Empty App Service plans are next. A plan is the VMs you rent to run web apps, billed whether or not any app runs; during a migration teams delete the apps but forget the plan. Advisor flags “Unused/Empty App Service plan” — delete it after confirming no app or slot is about to land on it (pricing in Azure App Service Plans & Tiers explained).
Reservations and savings plans are a different shape: for steady usage Advisor suggests a 1- or 3-year commitment that discounts pay-as-you-go. It does not shrink anything, it asks you to pre-pay — so commit only for workloads stable for the term, and right-size first, or you lock in the waste.

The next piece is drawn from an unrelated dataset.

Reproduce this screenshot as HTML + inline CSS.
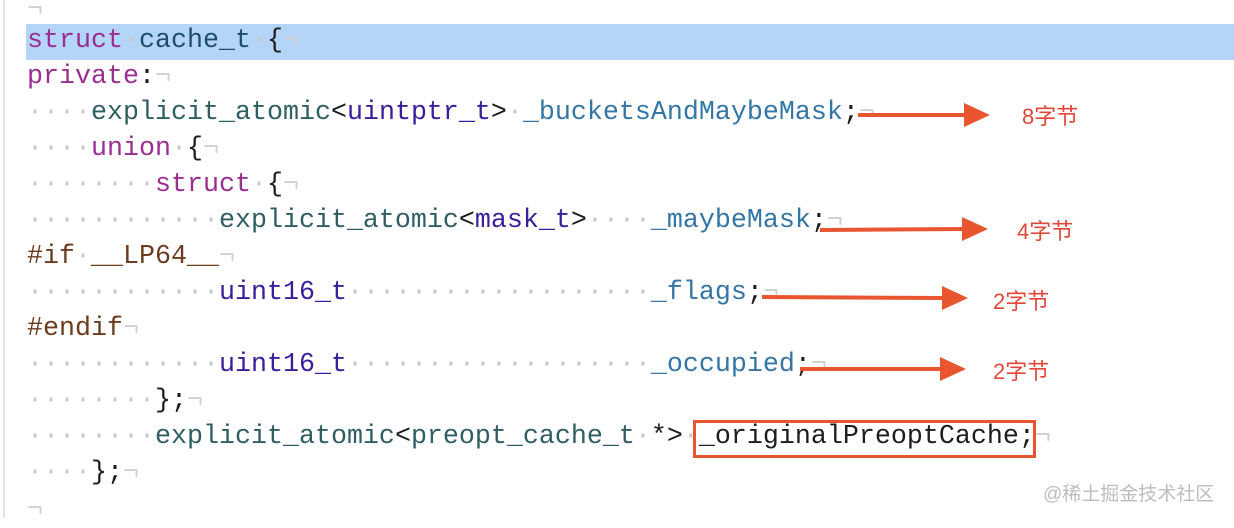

Here is how the main idle/commitment recommendations differ and what to check before acting:
| Recommendation | What it means | The action | Reversible? | Verify first |
|---|---|---|---|---|
| Unattached disk | Bound to no VM | Snapshot, then delete | No | Data truly unneeded? |
| Empty App Service plan | Zero apps | Delete the plan | No | No app/slot about to deploy? |
| Idle Cosmos DB container | No activity 30 days | Lower throughput or delete | Throughput yes; delete no | Rarely-used but required? |
| Buy a reservation | Steady usage qualifies | Commit 1 or 3 years | Limited | Workload stable for the term? |
| Buy a savings plan | Steady compute spend | Commit hourly $ for 1-3 yrs | Limited | Right-sized first? |
Acting on a recommendation: resize vs shut down vs dismiss
Reading a recommendation is half the job; choosing the response is the other half. Every recommendation offers the same responses, and picking the right one separates a saved rupee from an incident.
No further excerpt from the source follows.